INSTRUCTIONS TO FOLLOW: Set the listing down unchanged, minus every embedded image.

SOURCE DATA:
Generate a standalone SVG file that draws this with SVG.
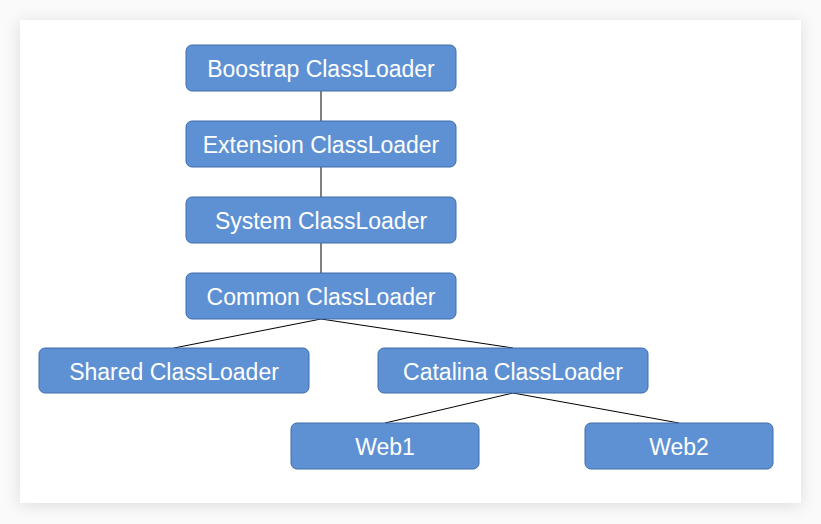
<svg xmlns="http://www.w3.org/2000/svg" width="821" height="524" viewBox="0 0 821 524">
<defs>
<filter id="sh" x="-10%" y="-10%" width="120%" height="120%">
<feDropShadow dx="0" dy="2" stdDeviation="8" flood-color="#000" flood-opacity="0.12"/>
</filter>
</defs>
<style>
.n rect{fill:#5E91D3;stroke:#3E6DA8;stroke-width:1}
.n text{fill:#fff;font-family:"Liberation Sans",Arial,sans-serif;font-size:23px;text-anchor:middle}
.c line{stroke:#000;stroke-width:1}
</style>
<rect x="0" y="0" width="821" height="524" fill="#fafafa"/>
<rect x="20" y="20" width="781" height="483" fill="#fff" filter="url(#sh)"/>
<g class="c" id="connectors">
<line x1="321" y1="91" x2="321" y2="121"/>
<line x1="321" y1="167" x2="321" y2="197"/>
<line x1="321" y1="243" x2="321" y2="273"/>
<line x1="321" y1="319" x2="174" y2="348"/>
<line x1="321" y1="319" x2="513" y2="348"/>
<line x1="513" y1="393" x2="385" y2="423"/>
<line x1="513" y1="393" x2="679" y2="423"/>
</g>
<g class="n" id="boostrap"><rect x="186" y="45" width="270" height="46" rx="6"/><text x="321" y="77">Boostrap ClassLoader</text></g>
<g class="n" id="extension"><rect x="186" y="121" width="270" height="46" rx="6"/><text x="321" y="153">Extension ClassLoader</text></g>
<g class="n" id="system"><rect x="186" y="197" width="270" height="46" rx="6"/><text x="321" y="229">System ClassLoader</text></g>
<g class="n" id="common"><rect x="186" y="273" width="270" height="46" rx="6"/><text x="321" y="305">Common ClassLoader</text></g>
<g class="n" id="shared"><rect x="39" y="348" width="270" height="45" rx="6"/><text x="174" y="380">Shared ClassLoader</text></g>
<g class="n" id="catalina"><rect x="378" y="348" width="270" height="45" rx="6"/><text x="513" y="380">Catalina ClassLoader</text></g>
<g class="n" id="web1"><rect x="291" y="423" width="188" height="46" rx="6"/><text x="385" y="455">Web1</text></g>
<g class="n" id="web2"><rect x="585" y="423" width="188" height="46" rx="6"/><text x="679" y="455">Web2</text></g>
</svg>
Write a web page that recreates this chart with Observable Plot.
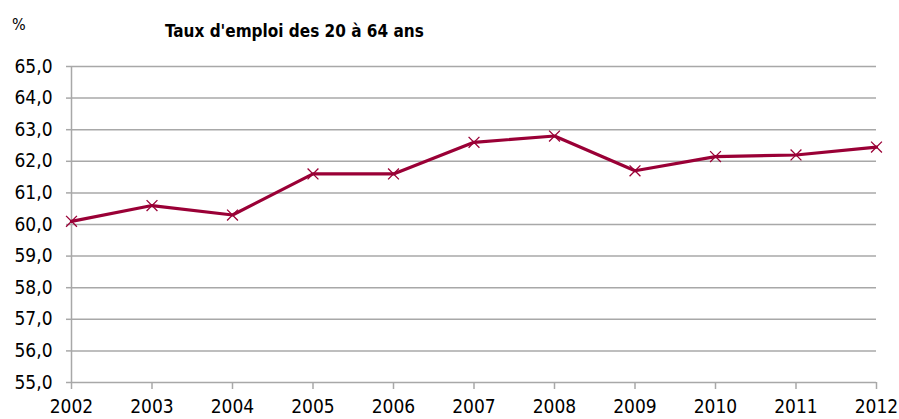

WRITTEN REPLY:
Generate a standalone SVG file that draws this with SVG.
<svg xmlns="http://www.w3.org/2000/svg" width="821" height="524" viewBox="0 0 821 524">
<defs>
<filter id="sh" x="-10%" y="-10%" width="120%" height="120%">
<feDropShadow dx="0" dy="2" stdDeviation="8" flood-color="#000" flood-opacity="0.12"/>
</filter>
</defs>
<style>
.n rect{fill:#5E91D3;stroke:#3E6DA8;stroke-width:1}
.n text{fill:#fff;font-family:"Liberation Sans",Arial,sans-serif;font-size:23px;text-anchor:middle}
.c line{stroke:#000;stroke-width:1}
</style>
<rect x="0" y="0" width="821" height="524" fill="#fafafa"/>
<rect x="20" y="20" width="781" height="483" fill="#fff" filter="url(#sh)"/>
<g class="c" id="connectors">
<line x1="321" y1="91" x2="321" y2="121"/>
<line x1="321" y1="167" x2="321" y2="197"/>
<line x1="321" y1="243" x2="321" y2="273"/>
<line x1="321" y1="319" x2="174" y2="348"/>
<line x1="321" y1="319" x2="513" y2="348"/>
<line x1="513" y1="393" x2="385" y2="423"/>
<line x1="513" y1="393" x2="679" y2="423"/>
</g>
<g class="n" id="boostrap"><rect x="186" y="45" width="270" height="46" rx="6"/><text x="321" y="77">Boostrap ClassLoader</text></g>
<g class="n" id="extension"><rect x="186" y="121" width="270" height="46" rx="6"/><text x="321" y="153">Extension ClassLoader</text></g>
<g class="n" id="system"><rect x="186" y="197" width="270" height="46" rx="6"/><text x="321" y="229">System ClassLoader</text></g>
<g class="n" id="common"><rect x="186" y="273" width="270" height="46" rx="6"/><text x="321" y="305">Common ClassLoader</text></g>
<g class="n" id="shared"><rect x="39" y="348" width="270" height="45" rx="6"/><text x="174" y="380">Shared ClassLoader</text></g>
<g class="n" id="catalina"><rect x="378" y="348" width="270" height="45" rx="6"/><text x="513" y="380">Catalina ClassLoader</text></g>
<g class="n" id="web1"><rect x="291" y="423" width="188" height="46" rx="6"/><text x="385" y="455">Web1</text></g>
<g class="n" id="web2"><rect x="585" y="423" width="188" height="46" rx="6"/><text x="679" y="455">Web2</text></g>
</svg>
Write a web page that recreates this chart with Observable Plot.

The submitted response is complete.